Every time you make contact with a customer, you must deliver value. You might think your job is to sell products, but that's just the end result. Your role is to build relationships and communicate the value you and your company bring to the customer every single time. This means knowing which of your products or services apply to any individual customer based on what they want and need. If you don't know your customer — if they're just a name — and you’re trying to push a product on them they have zero use for, you’re offering nothing useful.
Simply pushing product on a customer devalues you. A contractor has any number of suppliers they can buy from, so why should they purchase from you as an individual and as a company? Every customer is unique, and you can’t sell them a product if you don’t know their needs. It’s never one size fits all. If you don't know your customer in and out, it's going to be a very tough sell.
To be effective, an outside salesperson must know everyone. When you’re calling on a contractor, you need to develop deeper relationships within the company besides just the owner. Over time, positions and personnel change; you never know who might be promoted internally. Establishing a wide range of contacts is essential.
To succeed, you've got to get to know the gatekeepers — the people within the business who can help facilitate your efforts or block you. The problem is you don't always know who they are. A key rule in working through this process: always be friendly to everyone you encounter at the business. Make an effort to learn their first names and know what their roles are.

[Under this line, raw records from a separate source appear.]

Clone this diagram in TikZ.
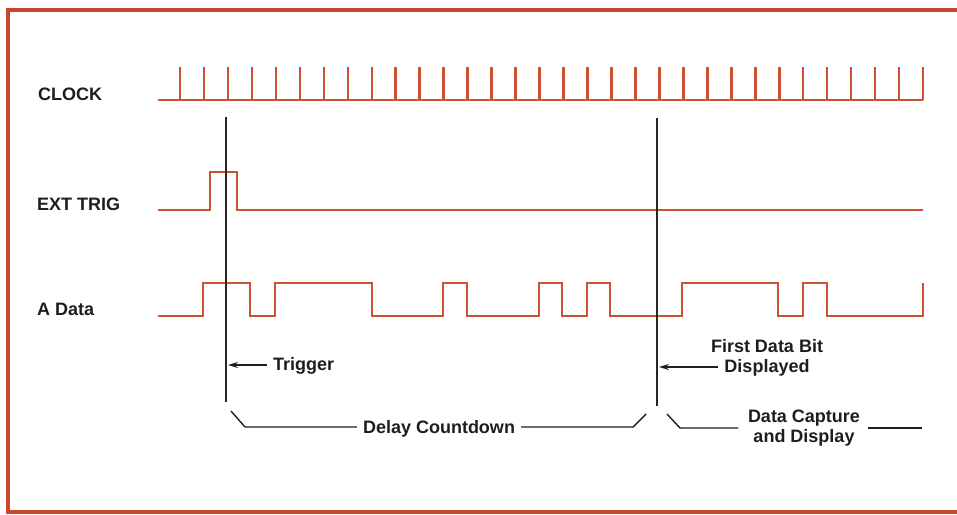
\documentclass[tikz,border=0pt]{standalone}
\usepackage{fontspec}
\setmainfont{Liberation Sans}
\usetikzlibrary{arrows.meta}
\definecolor{wave}{RGB}{205,82,52}
\definecolor{framered}{RGB}{200,70,45}
\definecolor{ink}{RGB}{30,30,30}
\begin{document}
\begin{tikzpicture}[x=1pt,y=-1pt,
  wavef/.style={draw=wave,line width=2.8pt,line join=miter},
  ticks/.style={draw=wave,line width=2.5pt},
  lbl/.style={font=\bfseries\fontsize{18}{20}\selectfont,text=ink,inner sep=0pt},
  marker/.style={draw=black!85,line width=1.6pt},
  note/.style={draw=ink,line width=1.4pt},
  ptr/.style={note,-{Stealth[length=10pt,width=6pt]}}]
\useasboundingbox (0,0) rectangle (957,514);
\fill[white] (0,0) rectangle (957,514);
\draw[framered,line width=4pt] (957,10) -- (8,10) -- (8,512) -- (957,512);

% signal labels
\node[lbl,anchor=base west] (clk) at (38,100) {CLOCK};
\node[lbl,anchor=base west] (ext) at (37,210) {EXT TRIG};
\node[lbl,anchor=base west] (adata) at (37,315) {A Data};

% clock
\draw[wavef] (158,100) -- (923,100);
\foreach \i in {0,...,31} {
  \draw[ticks] (180+\i*23.97,100) -- ++(0,-33);
}

% ext trig
\draw[wavef] (158,210) -| (210,172) -| (237,210) -- (923,210);

% A data
\draw[wavef] (158,316) -| (203,283) -| (250,316) -| (275,283) -| (372,316)
  -| (443,283) -| (467,316) -| (539,283) -| (562,316) -| (587,283) -| (610,316)
  -| (682,283) -| (778,316) -| (803,283) -| (827,316) -| (923,283);

% marker lines
\coordinate (m1top) at (226,117);
\coordinate (m1bot) at (226,402);
\coordinate (m2top) at (657,118);
\coordinate (m2bot) at (657,406);
\draw[marker] (m1top) -- (m1bot);
\draw[marker] (m2top) -- (m2bot);

% trigger label
\node[lbl,anchor=base west] (trig) at (273,370) {Trigger};
\coordinate (trigtip) at (228,365);
\draw[ptr] ([xshift=-6pt]trig.west |- trigtip) -- (trigtip);

% first data bit label
\node[lbl,anchor=base] (fdb) at (767,352) {First Data Bit};
\node[lbl,anchor=base] (disp) at (767,372) {Displayed};
\coordinate (disptip) at (659,367);
\draw[ptr] ([xshift=-6pt]disp.west |- disptip) -- (disptip);

% delay countdown bracket
\node[lbl,anchor=base] (dc) at (439,433) {Delay Countdown};
\coordinate (dcl) at (231,411);
\coordinate (dcr) at (646,414);
\draw[note] (dcl) -- (245,427) -- ([xshift=-6pt]dc.west |- 0,427);
\draw[note] ([xshift=6pt]dc.east |- 0,427) -- (633,427) -- (dcr);

% data capture bracket
\node[lbl,anchor=base] (cap1) at (804,422) {Data Capture};
\node[lbl,anchor=base] (cap2) at (804,442) {and Display};
\coordinate (capl) at (667,414);
\coordinate (capr) at (922,428);
\draw[note] (capl) -- (680,428) -- (738,428);
\draw[note] (868,428) -- (capr);
\end{tikzpicture}
\end{document}
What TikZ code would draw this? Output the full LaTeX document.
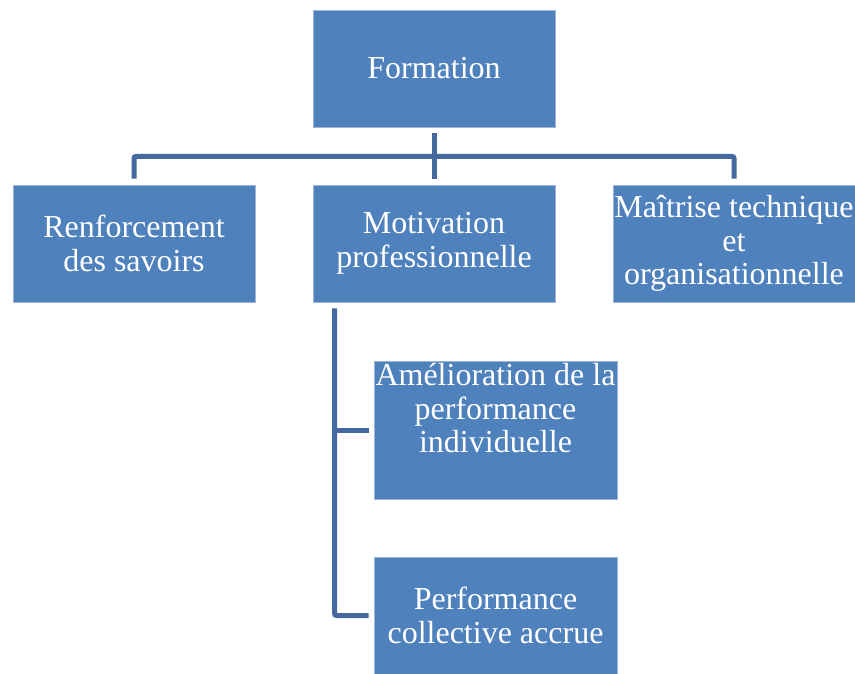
\documentclass[tikz,border=0pt]{standalone}
\usepackage{fontspec}
\setmainfont{Liberation Serif}
\usepackage{tikz}
\usetikzlibrary{positioning}
\definecolor{boxblue}{HTML}{4F81BD}
\definecolor{boxedge}{HTML}{9DB6D8}
\definecolor{linkblue}{HTML}{44699E}
\tikzset{
orgbox/.style = {rectangle, fill=boxblue, draw=boxedge, line width=0.8pt, align=center, inner sep=0pt,
text=white, font=\fontsize{32}{33.5}\selectfont, minimum width=242pt, minimum height=117pt},% boite bleue
subbox/.style = {orgbox, minimum width=243pt},% boite du second niveau
orglink/.style = {draw=linkblue, line width=5pt, rounded corners=2pt}% trait de liaison
}
\begin{document}
\begin{tikzpicture}[x=1pt, y=-1pt]
  \useasboundingbox (0,0) rectangle (855,673);
  \node [orgbox] (formation) at (434,68.5) {Formation};
  \node [orgbox] (renforcement) at (134,243.5) {Renforcement\\des savoirs};
  \node [orgbox] (motivation) at (434,243.5) {Motivation\\professionnelle};
  \node [orgbox] (maitrise) at (734,243.5) {Maîtrise technique\\et\\organisationnelle};
  \node [subbox, minimum height=138pt] (amelioration) at (495.5,430)
    {Amélioration de la\\performance\\individuelle\\[10pt]\mbox{}};
  \node [subbox] (performance) at (495.5,615.5) {Performance\\collective accrue};
  % liaisons
  \draw [orglink] ([yshift=-6pt]formation.south) -- ([yshift=6pt]motivation.north);
  \draw [orglink] ([yshift=6pt]renforcement.north) |- ([yshift=-29pt]formation.south)
    -| ([yshift=6pt]maitrise.north);
  \coordinate (trunk) at ([xshift=22pt,yshift=-6pt]motivation.south west);
  \draw [orglink] (trunk) |- ([xshift=-5pt]performance.west);
  \draw [orglink] ([xshift=-5pt]amelioration.west) -- (amelioration.west -| trunk);
\end{tikzpicture}
\end{document}
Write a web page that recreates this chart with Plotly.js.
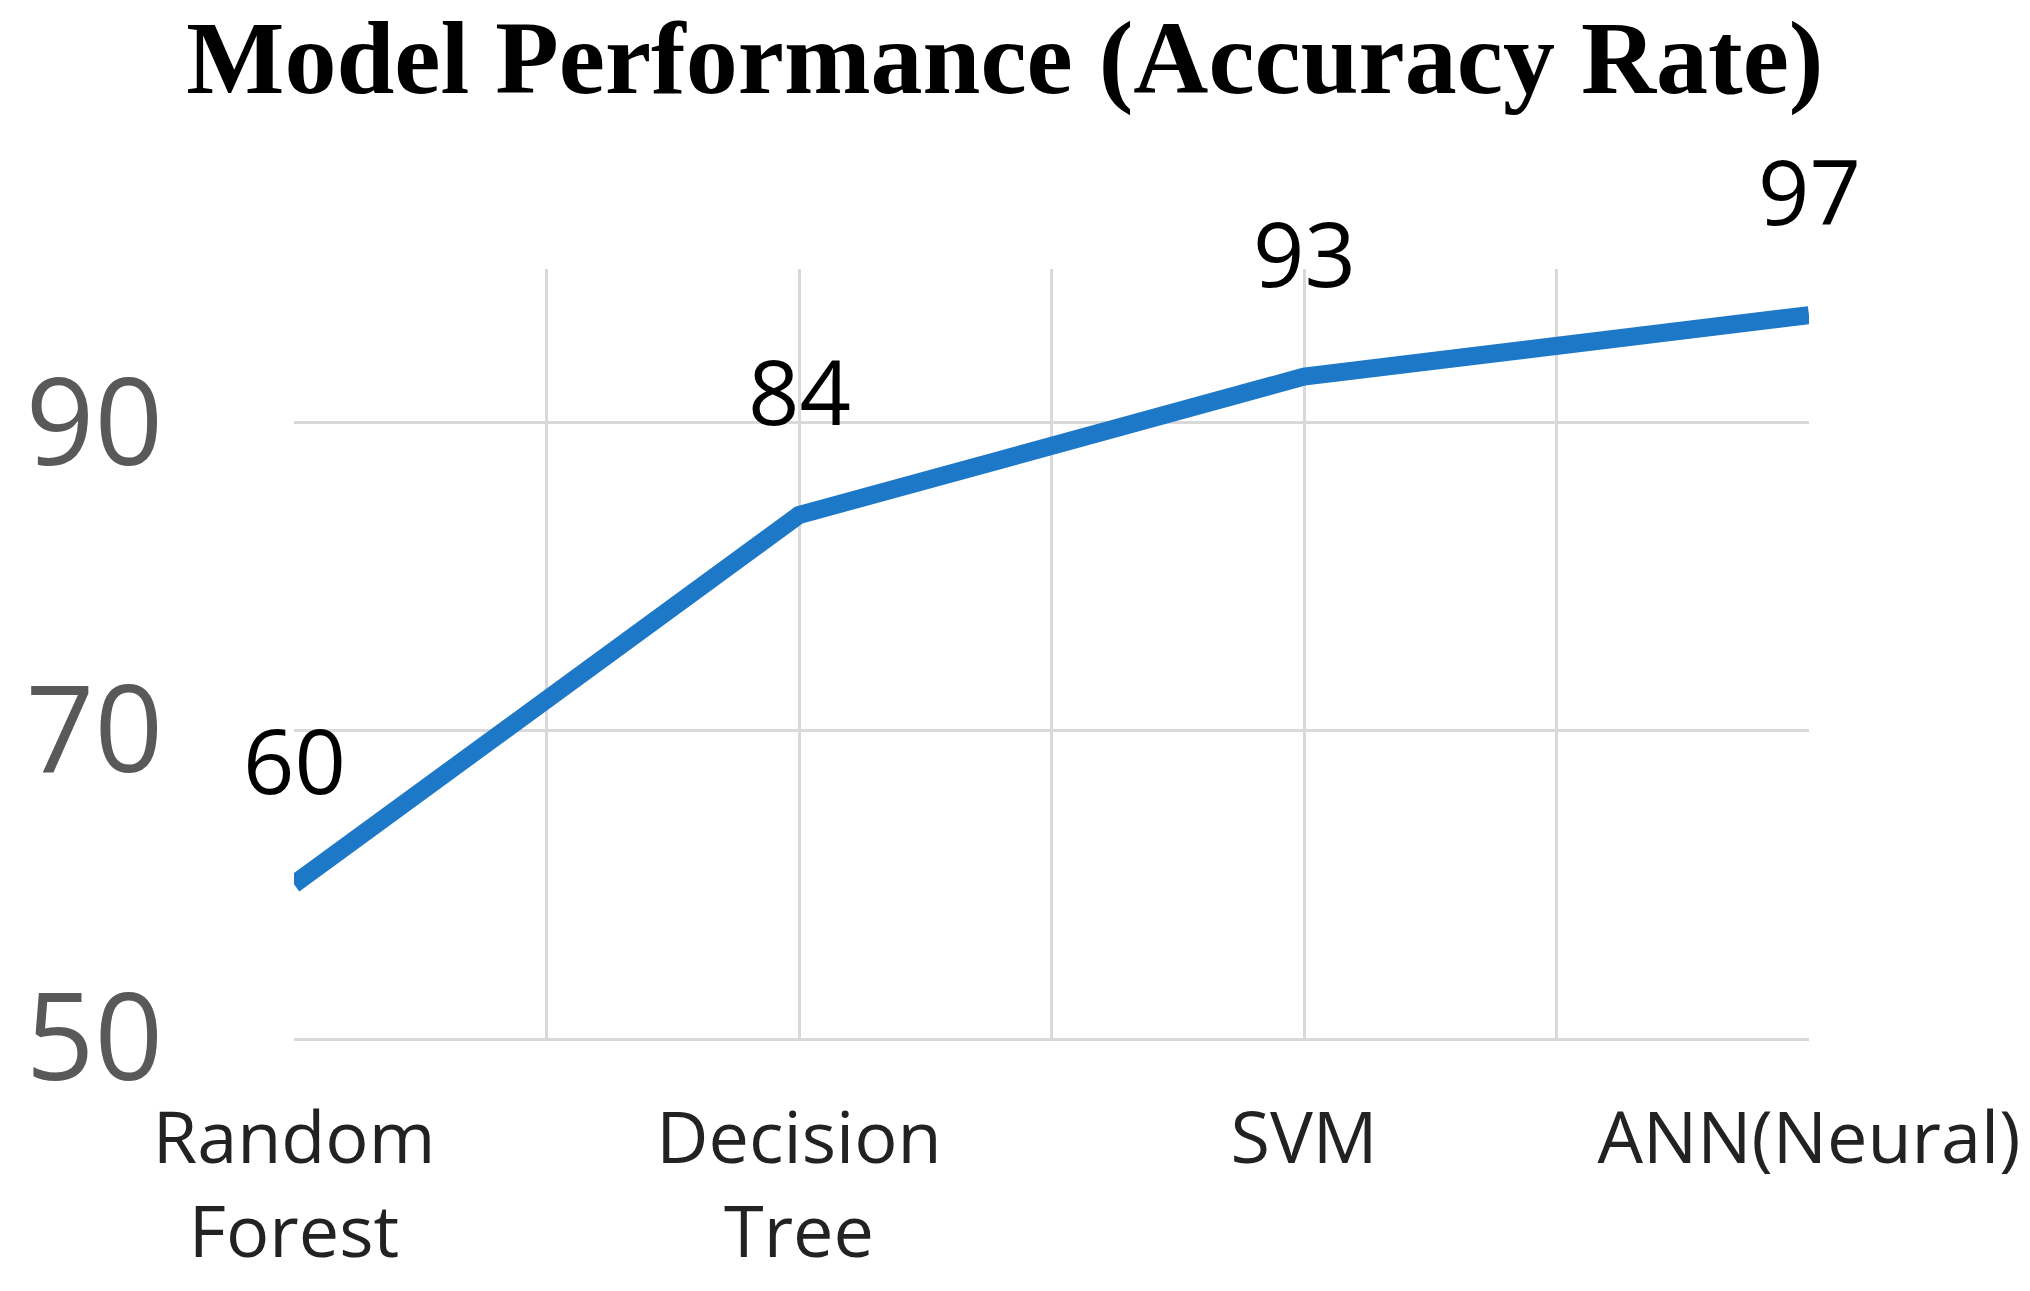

As a coach, I've gone on joint sales calls with territory managers who ignore people as they walk through the business to see the owner. Not good! That person you just walked by without acknowledging might be the next purchasing agent for the company, and now they don’t like you. I know this from firsthand experience. I once lost a very large account because I didn't have those relationships built and jobs changed at the company. Over one weekend, I lost a half million dollars with a business, and it took me a full year to get it all back. I only made that expensive mistake once.
Never forget to say thank you and show appreciation for their business. You think that would be simple, but I’ve watched it not happen all too many times.
A customer advocate
A great outside salesperson also must communicate very well, both internally and externally. Not only do you have to communicate well on the outbound messaging to your customers, but you also have to turn around and communicate extremely well to your own company. You are the customer’s advocate, representing their needs, and striving to provide value. Selling is a byproduct of the value you provide the customer. It’s the result of hard work done on a personal and professional level to be of true service to contractors. By helping meet their needs — and helping meet needs they hadn’t recognized before — the sale will happen naturally.